### Requirement
Quote all of the data that follows exactly as written, skipping the images.

### Source material
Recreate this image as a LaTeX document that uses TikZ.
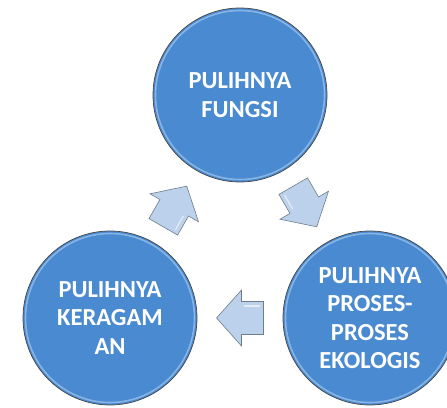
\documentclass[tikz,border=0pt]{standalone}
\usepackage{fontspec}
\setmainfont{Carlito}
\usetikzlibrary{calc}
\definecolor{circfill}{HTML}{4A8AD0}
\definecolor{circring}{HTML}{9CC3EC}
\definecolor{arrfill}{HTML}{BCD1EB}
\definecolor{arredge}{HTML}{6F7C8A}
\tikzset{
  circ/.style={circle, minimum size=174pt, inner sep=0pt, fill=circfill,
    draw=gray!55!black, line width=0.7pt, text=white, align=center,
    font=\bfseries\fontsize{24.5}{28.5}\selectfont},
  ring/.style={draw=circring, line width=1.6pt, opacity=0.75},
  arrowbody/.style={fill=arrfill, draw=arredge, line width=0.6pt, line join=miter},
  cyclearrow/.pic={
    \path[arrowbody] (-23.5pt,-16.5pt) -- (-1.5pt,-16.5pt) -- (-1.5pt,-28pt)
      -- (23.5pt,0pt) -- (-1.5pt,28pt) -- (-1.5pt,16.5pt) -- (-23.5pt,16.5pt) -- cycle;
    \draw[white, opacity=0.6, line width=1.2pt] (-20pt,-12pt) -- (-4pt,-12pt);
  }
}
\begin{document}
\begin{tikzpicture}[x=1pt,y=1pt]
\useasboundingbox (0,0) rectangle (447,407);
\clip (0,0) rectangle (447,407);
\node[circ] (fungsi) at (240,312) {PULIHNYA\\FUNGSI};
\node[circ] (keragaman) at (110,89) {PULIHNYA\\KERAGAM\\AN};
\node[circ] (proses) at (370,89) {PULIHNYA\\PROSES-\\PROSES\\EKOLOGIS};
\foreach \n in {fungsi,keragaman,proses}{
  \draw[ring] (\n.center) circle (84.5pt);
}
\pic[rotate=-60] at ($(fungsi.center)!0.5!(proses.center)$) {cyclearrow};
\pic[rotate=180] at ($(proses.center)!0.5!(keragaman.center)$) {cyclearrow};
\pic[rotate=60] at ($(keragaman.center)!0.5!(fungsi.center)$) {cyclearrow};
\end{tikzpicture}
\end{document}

### Solution to the problem
Recreate this image as a LaTeX document that uses TikZ.
\documentclass[tikz,border=0pt]{standalone}
\usepackage{fontspec}
\setmainfont{Carlito}
\usetikzlibrary{calc}
\definecolor{circfill}{HTML}{4A8AD0}
\definecolor{circring}{HTML}{9CC3EC}
\definecolor{arrfill}{HTML}{BCD1EB}
\definecolor{arredge}{HTML}{6F7C8A}
\tikzset{
  circ/.style={circle, minimum size=174pt, inner sep=0pt, fill=circfill,
    draw=gray!55!black, line width=0.7pt, text=white, align=center,
    font=\bfseries\fontsize{24.5}{28.5}\selectfont},
  ring/.style={draw=circring, line width=1.6pt, opacity=0.75},
  arrowbody/.style={fill=arrfill, draw=arredge, line width=0.6pt, line join=miter},
  cyclearrow/.pic={
    \path[arrowbody] (-23.5pt,-16.5pt) -- (-1.5pt,-16.5pt) -- (-1.5pt,-28pt)
      -- (23.5pt,0pt) -- (-1.5pt,28pt) -- (-1.5pt,16.5pt) -- (-23.5pt,16.5pt) -- cycle;
    \draw[white, opacity=0.6, line width=1.2pt] (-20pt,-12pt) -- (-4pt,-12pt);
  }
}
\begin{document}
\begin{tikzpicture}[x=1pt,y=1pt]
\useasboundingbox (0,0) rectangle (447,407);
\clip (0,0) rectangle (447,407);
\node[circ] (fungsi) at (240,312) {PULIHNYA\\FUNGSI};
\node[circ] (keragaman) at (110,89) {PULIHNYA\\KERAGAM\\AN};
\node[circ] (proses) at (370,89) {PULIHNYA\\PROSES-\\PROSES\\EKOLOGIS};
\foreach \n in {fungsi,keragaman,proses}{
  \draw[ring] (\n.center) circle (84.5pt);
}
\pic[rotate=-60] at ($(fungsi.center)!0.5!(proses.center)$) {cyclearrow};
\pic[rotate=180] at ($(proses.center)!0.5!(keragaman.center)$) {cyclearrow};
\pic[rotate=60] at ($(keragaman.center)!0.5!(fungsi.center)$) {cyclearrow};
\end{tikzpicture}
\end{document}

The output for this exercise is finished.